UM dispute: Challenge to other-owned-vehicle exclusion
On August 15, 2012, Paul Galipeau was killed in a motor vehicle accident while riding his motorcycle. With the consent of his automobile insurer, State Farm Mutual Automobile Insurance Company, his estate settled a claim against the party at fault for $50,000, the limit of that party’s liability policy.
Galipeau and his wife, Judith, the personal representative of his estate, were insured under four policies issued by State Farm: one on the motorcycle that Paul was riding when the accident occurred, and the others covering three different vehicles. Each of the policies provided uninsured motorists coverage with a per-person limit of $100,000. The estate demanded $350,000 from State Farm, representing the aggregate of each policy’s UM coverage limit, less the $50,000 recovered from the party at fault. State Farm paid the $50,000 differential between the motorcycle policy’s UM limit and the $50,000 already recovered by the estate, and otherwise refused the demand.

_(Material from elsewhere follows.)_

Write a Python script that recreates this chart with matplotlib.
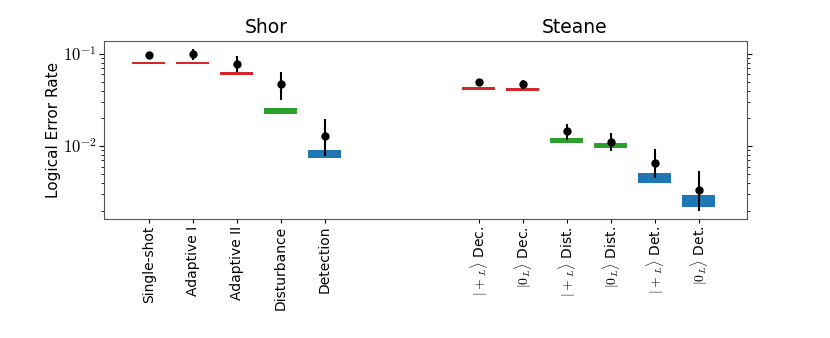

The parties disputed whether State Farm Policy Form 9819B or the earlier Policy Form 9819A was in effect at the time of the accident. Each contained an “other-owned-vehicle exclusion” as follows:
Concerning UM coverage, Form 9819B provided:
THERE IS NO COVERAGE:
2. FOR AN INSURED WHO SUSTAINS BODILY INJURY:
a. WHILE OCCUPYING A MOTOR VEHICLE OWNED BY YOU OR ANY RESIDENT RELATIVE IF IT IS NOT YOUR CAR OR A NEWLY ACQUIRED CAR.
Pursuant to the policy definitions, “Your car means the vehicle shown under ‘YOUR CAR’ on the Declarations Page.”
Each of the four policies owned by Galipeau had a separate declarations page, each listing a different vehicle than the others. None of the three policies under which State Farm refused to pay listed the motorcycle on the declarations page.
Form 9819A provided:
THERE IS NO COVERAGE:
2. FOR BODILY INJURY TO AN INSURED:
a. WHILE OCCUPYING A MOTOR VEHICLE OWNED BY OR LEASED TO YOU, YOUR SPOUSE, OR ANY RELATIVE IF IT IS NOT INSURED FOR THIS COVERAGE UNDER THIS POLICY.
In addition, Form 9819B contained an anti-stacking provision that Form 9819A did not.
In April 2013, the estate filed a complaint against State Farm alleging breach of the three policies on which it refused payment, seeking damages of $300,000 as part of “compensatory damages … in excess of $400,000.” State Farm moved for summary judgment on the grounds that coverage was precluded by (1) the other-owned-vehicle exclusion; and (2) the anti-stacking provision, which State Farm asserted was effective against Galipeau when the accident occurred. The estate moved for partial summary judgment on the coverage issue, asserting the same grounds it subsequently advanced on appeal.
The court concluded that the other-owned-vehicle exclusion precluded coverage under the three non-motorcycle policies. For that reason, the court entered summary judgment for State Farm and denied the estate’s motion for partial summary judgment. The court did not address the issue of whether the anti-stacking provision also applied to the same end. The estate appealed.
On appeal, the estate argued that other-owned-vehicle exclusions violated Maine’s uninsured motorist statute, or that State Farm’s exclusion did not apply in this case because Galipeau paid a premium for UM coverage on each of his four State Farm policies.
The court held that the other-owned-vehicle exclusion was valid and that Galipeau had UM coverage under the policy that listed the motorcycle policy on the declarations page but not under the three policies that did not list the motorcycle.
In rejecting the estate’s contention that the Galipeaus’ payment of UM premiums on the other three policies compels coverage under all of them, the court cited case law and held that the trial court did not err in entering summary judgment for State Farm.
Estate of Galipeau vs. State Farm Mutual Automobile Insurance Company-Supreme Judicial Court of Maine-February 11, 2016-2016 WL 541049.